The Guardian, Friday 16 April 2010
Of course there was no Robin Hood (In search of the real Robin Hood, G2, 14 April). The name is a corruption of Robin of the Wood or Robin in the Hood and refers to Robin Goodfellow/Puck, the spirit of the woods, a pagan nature god who lived on well beyond the Christianisation of this island (Robin is often quoted in witchcraft trials as the name the witches chose for their familiars).
He was no “tricksy spirit” but a powerful green god – perhaps seen in one aspect in the images of the Green Man that adorn so many of our great medieval churches and cathedrals. Mayday (a movable feast dependent upon the first blossoming of the hawthorn) was the signal for all and sundry to hie them away to the woods for a mass orgy.
Harsh winters and poor diet meant low fertility, so the best way to ensure a good stock of babies was for women to have as many sexual partners as possible. Any children born of the woodland orgies that went under the name of the Robin Hood games became known as Robson, Robinson or Hudson (Robert Graves – The White Goddess). Men in tights might work very well for the film-makers and the tourist boards – green gods that encouraged fecund fornication probably wouldn’t figure highly in the naming of airports.
And Maid Marian? Mary the Virgin Mother, the maid, consort of the Green Man perhaps. Morris dancers?

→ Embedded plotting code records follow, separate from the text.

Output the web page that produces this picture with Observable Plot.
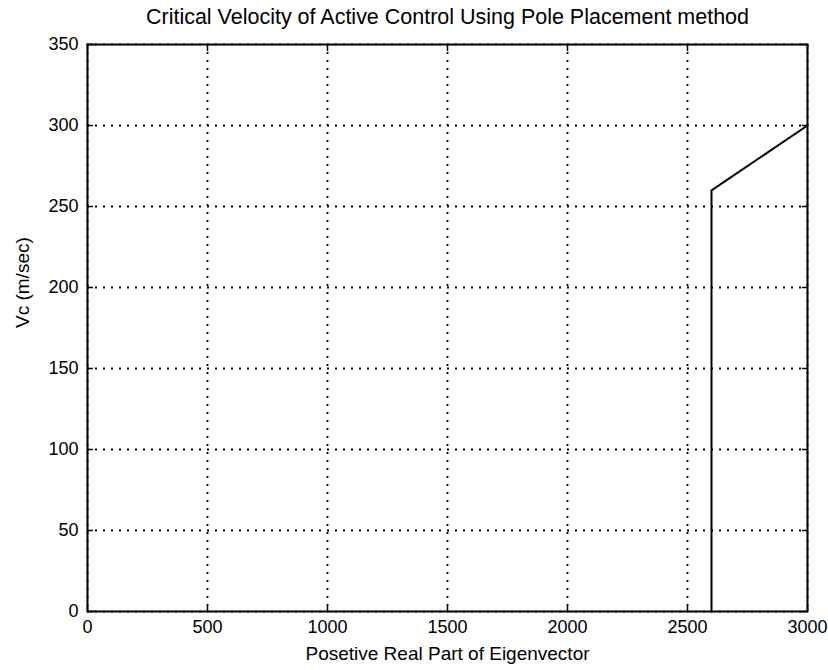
<!DOCTYPE html>
<html>
<head>
<meta charset="utf-8">
<script src="https://cdn.jsdelivr.net/npm/d3@7"></script>
<script src="https://cdn.jsdelivr.net/npm/@observablehq/plot@0.6"></script>
<style>
html, body { margin: 0; padding: 0; background: #fff; }
</style>
</head>
<body>
<div id="chart"></div>
<script>
// Data
const eigenReal = [2600, 2600, 3000];
const criticalVelocity = [0, 260, 300];
const xTicks = [0, 500, 1000, 1500, 2000, 2500, 3000];
const yTicks = [0, 50, 100, 150, 200, 250, 300, 350];
const titleText = "Critical Velocity of Active Control Using Pole Placement method";
const xLabel = "Posetive Real Part of Eigenvector";
const yLabel = "Vc (m/sec)";

const data = eigenReal.map((x, i) => ({x, y: criticalVelocity[i]}));

const font = "'Liberation Sans', Arial, Helvetica, sans-serif";
const dotted = "2,6";
const fmt = d3.format("d");

const chart = Plot.plot({
  width: 828,
  height: 670,
  marginLeft: 87,
  marginRight: 21,
  marginTop: 44,
  marginBottom: 59,
  style: {fontFamily: font, fontSize: "18px", background: "#fff", color: "#000"},
  x: {domain: [0, 3000]},
  y: {domain: [0, 350]},
  marks: [
    Plot.gridX(xTicks, {stroke: "#000", strokeOpacity: 1, strokeWidth: 1.8, strokeDasharray: dotted}),
    Plot.gridY(yTicks, {stroke: "#000", strokeOpacity: 1, strokeWidth: 1.8, strokeDasharray: dotted}),
    Plot.axisX(xTicks, {anchor: "bottom", tickSize: -6, tickPadding: 15, tickFormat: fmt, fontSize: 18, label: null, strokeWidth: 1.5}),
    Plot.axisX(xTicks, {anchor: "top", tickSize: -6, tickFormat: () => "", label: null, strokeWidth: 1.5}),
    Plot.axisY(yTicks, {anchor: "left", tickSize: -6, tickPadding: 15, tickFormat: fmt, fontSize: 18, label: null, strokeWidth: 1.5}),
    Plot.axisY(yTicks, {anchor: "right", tickSize: -6, tickFormat: () => "", label: null, strokeWidth: 1.5}),
    Plot.frame({stroke: "#000", strokeWidth: 2}),
    Plot.line(data, {x: "x", y: "y", stroke: "#000", strokeWidth: 2}),
    Plot.text([titleText], {text: d => d, frameAnchor: "top", dy: -28, lineAnchor: "middle", fontSize: 22, className: "chart-title"}),
    Plot.text([xLabel], {text: d => d, frameAnchor: "bottom", dy: 42, lineAnchor: "middle", fontSize: 19}),
    Plot.text([yLabel], {text: d => d, frameAnchor: "left", dx: -65, rotate: -90, lineAnchor: "middle", fontSize: 19})
  ]
});

document.getElementById("chart").appendChild(chart);

// Compress the title horizontally to match the narrow original lettering
const t = chart.querySelector(".chart-title text");
if (t) {
  t.setAttribute("textLength", "603");
  t.setAttribute("lengthAdjust", "spacingAndGlyphs");
}
</script>
</body>
</html>
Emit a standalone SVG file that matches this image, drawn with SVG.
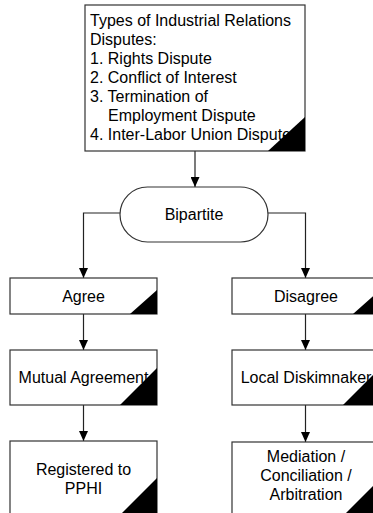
<svg xmlns="http://www.w3.org/2000/svg" width="373" height="513" viewBox="0 0 373 513">
  <defs>
    <marker id="arrow" markerWidth="10" markerHeight="9" refX="10" refY="4.5" orient="auto" markerUnits="userSpaceOnUse">
      <path d="M0,0 L10,4.5 L0,9 Z" fill="#000"/>
    </marker>
  </defs>
  <style>
    .box { fill: #fff; stroke: #333; stroke-width: 1.2; }
    .corner { fill: #000; stroke: none; }
    .lbl { font-family: "Liberation Sans", Arial, sans-serif; font-size: 16px; fill: #000; }
    .mid { text-anchor: middle; }
    .conn { fill: none; stroke: #222; stroke-width: 1.2; }
  </style>
  <rect width="373" height="513" fill="#fff"/>

  <!-- connectors -->
  <g id="connectors">
    <path class="conn" d="M195,151 V187" marker-end="url(#arrow)"/>
    <path class="conn" d="M120,213 H83.5 V278" marker-end="url(#arrow)"/>
    <path class="conn" d="M268,213 H305.5 V278" marker-end="url(#arrow)"/>
    <path class="conn" d="M83.5,314 V350" marker-end="url(#arrow)"/>
    <path class="conn" d="M305.5,314 V350" marker-end="url(#arrow)"/>
    <path class="conn" d="M83.5,405 V441" marker-end="url(#arrow)"/>
    <path class="conn" d="M305.5,405 V442" marker-end="url(#arrow)"/>
  </g>

  <!-- dispute types -->
  <g id="types">
    <rect class="box" x="85" y="5" width="220" height="146"/>
    <text class="lbl" x="90" y="26">Types of Industrial Relations</text>
    <text class="lbl" x="90" y="45">Disputes:</text>
    <text class="lbl" x="90" y="64">1. Rights Dispute</text>
    <text class="lbl" x="90" y="83">2. Conflict of Interest</text>
    <text class="lbl" x="90" y="102">3. Termination of</text>
    <text class="lbl" x="108" y="121">Employment Dispute</text>
    <text class="lbl" x="90" y="140">4. Inter-Labor Union Dispute</text>
    <path class="corner" d="M268,151 L305,117 V151 Z"/>
  </g>

  <!-- bipartite -->
  <g id="bipartite">
    <rect class="box" x="120" y="187" width="148" height="55" rx="27.5" ry="27.5"/>
    <text class="lbl mid" x="194" y="220">Bipartite</text>
  </g>

  <!-- agree branch -->
  <g id="agree">
    <rect class="box" x="10" y="278" width="147" height="36"/>
    <text class="lbl mid" x="83.5" y="302">Agree</text>
    <path class="corner" d="M130,314 L157,290 V314 Z"/>
  </g>
  <g id="mutual">
    <rect class="box" x="10" y="350" width="147" height="55"/>
    <text class="lbl mid" x="83.5" y="383">Mutual Agreement</text>
    <path class="corner" d="M120,405 L157,368 V405 Z"/>
  </g>
  <g id="registered">
    <rect class="box" x="10" y="441" width="147" height="74"/>
    <text class="lbl mid" x="83.5" y="475">Registered to</text>
    <text class="lbl mid" x="83.5" y="494">PPHI</text>
    <path class="corner" d="M120,515 L157,478 V515 Z"/>
  </g>

  <!-- disagree branch -->
  <g id="disagree">
    <rect class="box" x="232" y="278" width="148" height="36"/>
    <text class="lbl mid" x="306" y="302">Disagree</text>
    <path class="corner" d="M353,314 L380,290 V314 Z"/>
  </g>
  <g id="local">
    <rect class="box" x="232" y="350" width="148" height="55"/>
    <text class="lbl mid" x="306" y="383">Local Diskimnaker</text>
    <path class="corner" d="M343,405 L380,368 V405 Z"/>
  </g>
  <g id="mediation">
    <rect class="box" x="232" y="442" width="148" height="74"/>
    <text class="lbl mid" x="306" y="462">Mediation /</text>
    <text class="lbl mid" x="306" y="481">Conciliation /</text>
    <text class="lbl mid" x="306" y="500">Arbitration</text>
    <path class="corner" d="M343,516 L380,479 V516 Z"/>
  </g>
</svg>
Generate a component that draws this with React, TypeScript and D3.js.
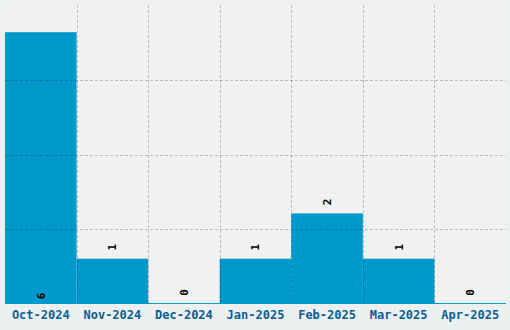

Well that phallic symbol the maypole was brought out of the woods accompanied by a gang of dancers – morris men. (Mary’s men?) Until Cromwell came along and did away with maypoles and bonking in the bower, England was a much more ribald and perhaps even merry place.
Perhaps the Tories who want a Big Society and a return to merry England could revive the maypole and spontaneous and widespread woodland nookie – bit late to put it in the manifesto though.